Not one, but two, sweet-hearted, newly commissioned dance works by choreographer Larry Keigwin for his charming and excellent dance troupe, Keigwin + Company, had world premieres tonight in the classy, comfortable, and elegant Younes and Soraya Nazarian Center for the Performing Arts (The Soraya), formerly the Valley Performing Arts Center.
The commissions came as part of The Soraya’s multiple offerings for Bernstein at 100!, the two-year-running centenary celebration of Lenny-the-Great, the uber-talented composer-conductor who swung both high and low, and died in 1990. The Bernstein canon of dance music, which reached its apex with West Side Story, has now been officially extended, courtesy of The Soraya’s executive director Thor Steingraber, the music-maven who initiated the commissions.
Of the two works (both enjoyed highly competent, on-stage accompaniment), the lovelier was “Sonata,” an extended pas de deux set to Bernstein’s Sonata for Clarinet and Piano. The music, composed by Bernstein at the dewy age of 23, gave marvelous underpinning to Keigwin’s choreography which followed its ebbs, flows and arpeggios with wit and considerable humanity. Brandon Coleman, in brown trousers and white shirt, dance-talked to his partner Emily Schoen, in perky white skirt and midriff-baring top. It felt like a relationship conversation, something intimate, akin to what we regularly view, now, on television series like “The Affair.” The two circle each other, push, pull, and poke with taffy softness, and then face off, so that their arms, stabbing in semiphores, can further the chatter. They then hurtle into little stag leaps like elk. Push-y, pull-y, their swinging arms topple their bodies. Then they recover. It’s all calm and clean and readable, but also romantic in a highly contained way. I feel that Keigwin has created, in “Sonata,” a stellar swathe of choreography.
Less so was the second commission of the evening, “Three Plus One,” which earned credit for attempting a kind of Keystone Kops comedy. A foursome, arms entwined, bluster their way through a dotty Bernstein score, perhaps its on-again, off-again-ness related to his having composed it at age 19. Just a thought, but maybe this work could make use of sets or props, as a sameness of movement kicked in despite the sight gag of one big-boned dancer in contrast to three (smaller) collaborators.
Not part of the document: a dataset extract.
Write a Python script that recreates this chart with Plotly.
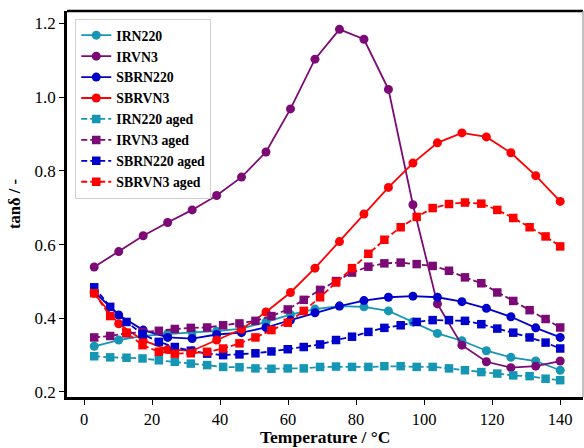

The beautiful evening program, one hour plus in length, was rounded off by two prior Keigwin gos at Bernstein scores. Dating from 2014 was “Episodes” performed to the “On the Town Suite,” channeling but not aping the iconic Gene Kelly/Stanley Donen cine-choreography to the same music. It was lovely. Delicious. Happy. Sane. Everything the world isn’t anymore. And speaking of cinema, “Waterfront” to the “On the Waterfront Suite,” closed the program resoundingly, a study in contrasts in which the white-costumed dancers, amidst a blackened stage, rode the waves of this most anguished of film scores, and Keigwin removed the restraints and allowed searing emotion charge through the body. One could not but notice the dancers’ heightened emotion, and for this misty-eyed viewer, the ghosts of Brando, Kazan, Karl Malden, and the wonderful flute motif that evokes Eva Marie Saint, bounced with fulsome reverb around the room.